First, wholesale carbon pricing would overlay, not replace, other more costly climate policies, such as renewable energy quota. Indeed, former FERC chairman Chatterjee recently assured state policy makers that wholesale pricing would not preempt state renewable energy mandates, many of which require faster power sector decarbonization than any tax based on conventional SCC estimates. Adding carbon fees to an already inefficient policy baseline would only increase inefficiency.
Second, even in theory, a carbon tax achieves socially efficient reductions in fossil energy consumption only if it is economy-wide and global. A carbon tax confined to one industry, sector, or country would realize only a small fraction of all potential low-cost emission reduction opportunities, and the meagre climate benefits would not begin to balance the costs of those subject to the tax. That is essentially what the Commission proposes: carbon pricing in one segment of one sector at sub-national scales. Ratepayers would be on the hook for tens of billions of dollars in higher electricity costs, yet the climate benefits would be undetectably small. An all pain for no gain policy is not efficient.
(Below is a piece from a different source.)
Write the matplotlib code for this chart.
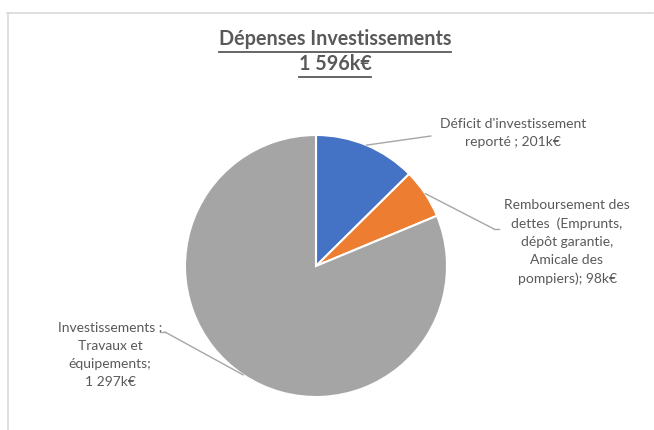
import matplotlib
matplotlib.use("Agg")
import matplotlib.pyplot as plt
import numpy as np
from matplotlib.lines import Line2D

plt.rcParams['font.family'] = ['Lato', 'DejaVu Sans']

title_lines = ["Dépenses Investissements", "1 596k€"]
categories = ["Déficit d'investissement\nreporté ; 201k€",
              "Remboursement des\ndettes  (Emprunts,\ndépôt garantie,\nAmicale des\npompiers); 98k€",
              "Investissements :\nTravaux et\néquipements;\n1 297k€"]
values = [201, 98, 1297]
colors = ["#4472C4", "#ED7D31", "#A5A5A5"]

W, H = 654, 430
fig = plt.figure(figsize=(W / 100, H / 100), dpi=100)
fig.patch.set_facecolor("white")

# frame (chart area border, top and left visible)
fig.add_artist(Line2D([7 / W, 653 / W], [1 - 12.5 / H, 1 - 12.5 / H], color="#D9D9D9", lw=1.2))
fig.add_artist(Line2D([7.5 / W, 7.5 / W], [0, 1 - 12.5 / H], color="#D9D9D9", lw=1.2))

cx, cy, r = 316, 266, 131
ax = fig.add_axes([(cx - r) / W, (H - cy - r) / H, 2 * r / W, 2 * r / H])
wedges, _ = ax.pie(values, colors=colors, startangle=90, counterclock=False,
                   radius=1, wedgeprops=dict(edgecolor="white", linewidth=1.5))
ax.set_xlim(-1, 1)
ax.set_ylim(-1, 1)
ax.set_aspect("equal")
ax.axis("off")

txtcol = "#595959"
# label anchor positions (pixels, centre of text block)
label_pos = [(513, 133), (567, 242), (110, 355)]
line_end = [(431, 136), (494, 229), (165, 332)]

total = sum(values)
cum = 0
for i, v in enumerate(values):
    mid = 90 - (cum + v / 2) / total * 360
    cum += v
    th = np.deg2rad(mid)
    fig.text(label_pos[i][0] / W, 1 - label_pos[i][1] / H, categories[i],
             ha="center", va="center", fontsize=10, color=txtcol, linespacing=1.6)
    ex, ey = line_end[i]
    ax.annotate("", xy=(np.cos(th), np.sin(th)), xycoords="data",
                xytext=(ex / W, 1 - ey / H), textcoords="figure fraction",
                arrowprops=dict(arrowstyle="-", color="#A6A6A6", lw=1.0,
                                shrinkA=0, shrinkB=0))
# small horizontal ticks at label ends
fig.add_artist(Line2D([494 / W, 499 / W], [1 - 229 / H, 1 - 229 / H], color="#A6A6A6", lw=1.0))
fig.add_artist(Line2D([160 / W, 165 / W], [1 - 332 / H, 1 - 332 / H], color="#A6A6A6", lw=1.0))

# title with underline
title_y = [39, 64]
fig.canvas.draw()
renderer = fig.canvas.get_renderer()
for t, yy in zip(title_lines, title_y):
    tx = fig.text(335 / W, 1 - yy / H, t, ha="center", va="center", fontsize=14.2,
                  fontweight="bold", color=txtcol)
    bb = tx.get_window_extent(renderer=renderer)
    uy = (H - yy - 12.5) / H
    fig.add_artist(Line2D([bb.x0 / W, bb.x1 / W], [uy, uy], color=txtcol, lw=1.3))

fig.savefig("out.png", dpi=100, facecolor="white")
Third, the freedom to develop and utilize fossil fuels promotes human flourishing. That is not only an opinion held by many free marketers. It is also the clear implication of Riahi et al. (2017), a study by 16 top-tier climate researchers, including several contributors to the United Nations Intergovernmental Panel on Climate Change (IPCC) reports.
The study finds that, in 2100, global per capita GDP is greater and income inequality lower in the IPCC’s fossil fuel-intensive socio-economic development pathway (SSP5) than in all other development scenarios, including the “green road/sustainability” pathway, or SSP1. Here’s how the authors describe SSP5:
This world places increasing faith in competitive markets, innovation and participatory societies to produce rapid technological progress and development of human capital as the path to sustainable development. Global markets are increasingly integrated. There are also strong investments in health, education, and institutions to enhance human and social capital. At the same time, the push for economic and social development is coupled with the exploitation of abundant fossil fuel resources and the adoption of resource and energy intensive lifestyles around the world. All these factors lead to rapid growth of the global economy, while global population peaks and declines in the 21st century. Local environmental problems like air pollution are successfully managed. There is faith in the ability to effectively manage social and ecological systems, including by geo-engineering if necessary.
SSP5 is indeed the warmest development scenario, with greenhouse gas concentrations roughly equal to the IPCC’s high-end greenhouse gas forcing trajectory (RCP8.5). Yet in SSP5, global per capita GDP in 2100 is 10-fold greater than it was in 2000, and the gap between rich and poor countries is smaller than at any time in modern history (see chart below).
If carbon-intensive resource development is the most efficient social policy, how can any coercive decarbonization scheme truly be efficient?